When I was 18, I decided I would learn to meditate. It was the 70’s—days of peace, love, rock music, and meditation. Transcendental Meditation. Go to a workshop, receive a mantra and experience health, focus, and calm with just 15 minutes of practice twice a day. That was the promise. I was a driven, over-achieving student at the time, and prided myself on my peaceful exterior persona. Since I was headed off to college, meditation sounded like the perfect tool for cultivating that persona while succeeding academically. I signed up for a workshop.

 

On the day of the workshop, as I registered and took my seat in the lecture hall, something began to stir in me. I had a sense of excitement and anticipation that surprised me. I had no idea what to expect, but somehow I resonated with the people who were running the workshop, and giving the lecture: they all had a sense of calm that was palpable. I listened to their words and the stories they told about people who had changed their lives with meditation, but it was something beyond the words that was connecting with me, stirring me. I wanted what they had.

 

After the lecture we waited to go into a small dimly-lit room where we would be given a mantra. When it was my turn, I dutifully went into the room, sat in the chair, and had a mantra whispered in my ear. I started slowly, silently repeating the mantra in my head, over and over, sinking into the chair. My breathing slowed and became rhythmic and deep. And then, I felt all of my muscles let go and relax, muscles I didn’t even know I had. Apparently, I had been holding a low level of continuous tension in my body that I wasn’t even aware of until it let go. What a relief. Each step of this process happened so gently and organically. My mind was following all this in a quiet state of wonder. And, finally, miracle of miracles, my mind commentary stopped. I found myself in an amazing expanded silence and sense of peace that felt bigger, greater than my mind. I had never realized that my mind had been continually talking, commenting, instructing. Until it stopped. What a relief. I felt as if I had stepped through a doorway into a vast peaceful place where I was expanded and connected to everything through a scintillating energy.
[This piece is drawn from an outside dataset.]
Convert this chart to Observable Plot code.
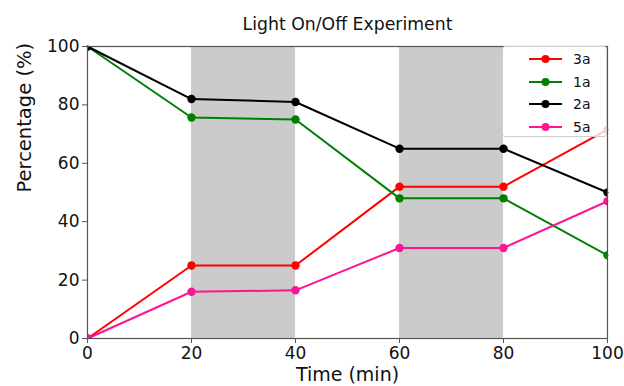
<!DOCTYPE html>
<html>
<head>
<meta charset="utf-8">
<script src="https://cdn.jsdelivr.net/npm/d3@7"></script>
<script src="https://cdn.jsdelivr.net/npm/@observablehq/plot@0.6"></script>
<style>
  html, body { margin: 0; padding: 0; background: #fff; }
  #wrap { position: relative; width: 624px; height: 386px; font-family: "DejaVu Sans", sans-serif; }
  #legend { position: absolute; left: 502px; top: 46px; width: 103px; height: 88px; padding-top: 1px;
            background: rgba(255,255,255,0.8); border: 1px solid #cfcfcf; border-radius: 3px; }
  .item { display: flex; align-items: center; height: 22.5px; font-size: 14px; color: #111; }
  .item svg { margin-left: 26px; margin-right: 11px; }
</style>
</head>
<body>
<div id="wrap"></div>
<script>
// ---- data ----
const times = [0, 20, 40, 60, 80, 100];
const series3a = [0, 25, 25, 52, 52, 71.5];
const series1a = [100, 75.7, 75, 48, 48, 28.5];
const series2a = [100, 82, 81, 65, 65, 50];
const series5a = [0, 16, 16.5, 31, 31, 47];
const seriesNames = ["3a", "1a", "2a", "5a"];
const seriesColors = ["#ff0000", "#008000", "#000000", "#ff1493"];
const bandStart = [20, 60];
const bandEnd = [40, 80];
const xTicks = [0, 20, 40, 60, 80, 100];
const yTicks = [0, 20, 40, 60, 80, 100];
const title = "Light On/Off Experiment";
const xLabel = "Time (min)";
const yLabel = "Percentage (%)";

const seriesValues = [series3a, series1a, series2a, series5a];
const rows = [];
seriesNames.forEach((name, i) => {
  times.forEach((t, j) => rows.push({ series: name, time: t, value: seriesValues[i][j] }));
});
const bands = bandStart.map((s, i) => ({ x1: s, x2: bandEnd[i] }));

const chart = Plot.plot({
  width: 624,
  height: 386,
  marginLeft: 87,
  marginRight: 17,
  marginTop: 46,
  marginBottom: 48,
  style: { fontFamily: "DejaVu Sans, sans-serif", background: "#fff", color: "#111" },
  x: { domain: [0, 100] },
  y: { domain: [0, 100] },
  color: { domain: seriesNames, range: seriesColors },
  marks: [
    Plot.rectY(bands, { x1: "x1", x2: "x2", y1: 0, y2: 100, fill: "#cbcbcb" }),
    Plot.line(rows, { x: "time", y: "value", z: "series", stroke: "series", strokeWidth: 2 }),
    Plot.dot(rows, { x: "time", y: "value", fill: "series", r: 4.2, clip: true }),
    Plot.frame({ stroke: "#555", strokeWidth: 1.2 }),
    Plot.axisX({ ticks: xTicks, tickSize: 5, tickPadding: 3, fontSize: 17, label: null, stroke: "#555" }),
    Plot.axisY({ ticks: yTicks, tickSize: 5, tickPadding: 3, fontSize: 17, label: null, stroke: "#555" }),
    Plot.text([xLabel], { frameAnchor: "bottom", dy: 36, fontSize: 19, lineAnchor: "middle", fill: "#111" }),
    Plot.text([yLabel], { frameAnchor: "left", dx: -63, rotate: -90, fontSize: 19.5, lineAnchor: "middle", fill: "#111" }),
    Plot.text([title], { frameAnchor: "top", dy: -22, fontSize: 17.3, lineAnchor: "middle", fill: "#111" })
  ]
});

const wrap = document.getElementById("wrap");
wrap.appendChild(chart);

// legend built from the series arrays
const legend = document.createElement("div");
legend.id = "legend";
seriesNames.forEach((name, i) => {
  const item = document.createElement("div");
  item.className = "item";
  const c = seriesColors[i];
  item.innerHTML = `<svg width="33" height="10"><line x1="0" y1="5" x2="33" y2="5" stroke="${c}" stroke-width="2"/><circle cx="16.5" cy="5" r="4" fill="${c}"/></svg><span>${name}</span>`;
  legend.appendChild(item);
});
wrap.appendChild(legend);
</script>
</body>
</html>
I had left my mind at the door, silent, observing.

 

At the time, I didn’t realize that I had gone through all the steps to quiet the mind and open the heart: give the mind a simple, repetitive focus, breathe fully and rhythmically, relax physically, and gently allow the door to open. I did not realize what I would learn later as a doctor and a healer: that this Heart place could be tapped for profound insight and healing in serious or unremitting illnesses. At 18, I just enjoyed the feeling when my mind stopped its chatter, and I thought of this as the ultimate way to relax. I was grateful to have discovered this peaceful place to go.

 

This was the first time that I had an awareness of my mind separate from the peaceful part of my being. I continued to practice my meditation, and it was helpful. I became more calm and focused. But as soon as I would open my eyes after meditation, my mind would begin again with the “to do” list and the commentary.

 

There are two ways of experiencing life: Mind and Heart.

 

The first step is to become aware of our mind chatter, by getting relief from it. Then we can get in touch with our inner world. The next step is to cultivate the heart and train the mind to be still until it is needed to serve our greater self.

 

Susan’s Meditation: My friend Susan who teaches meditation speaks about the relief from stress offered by meditation. She mentioned that meditation is first a practice to quiet the “monkey mind”, which allow us to have rapt attention to the person we are with. This, she says, I the highest form of love. Rapt attention, I thought. Yes, and the highest form of this practice is to cultivate rapt attention for oneself—listening to our own heart, the greatest form of love.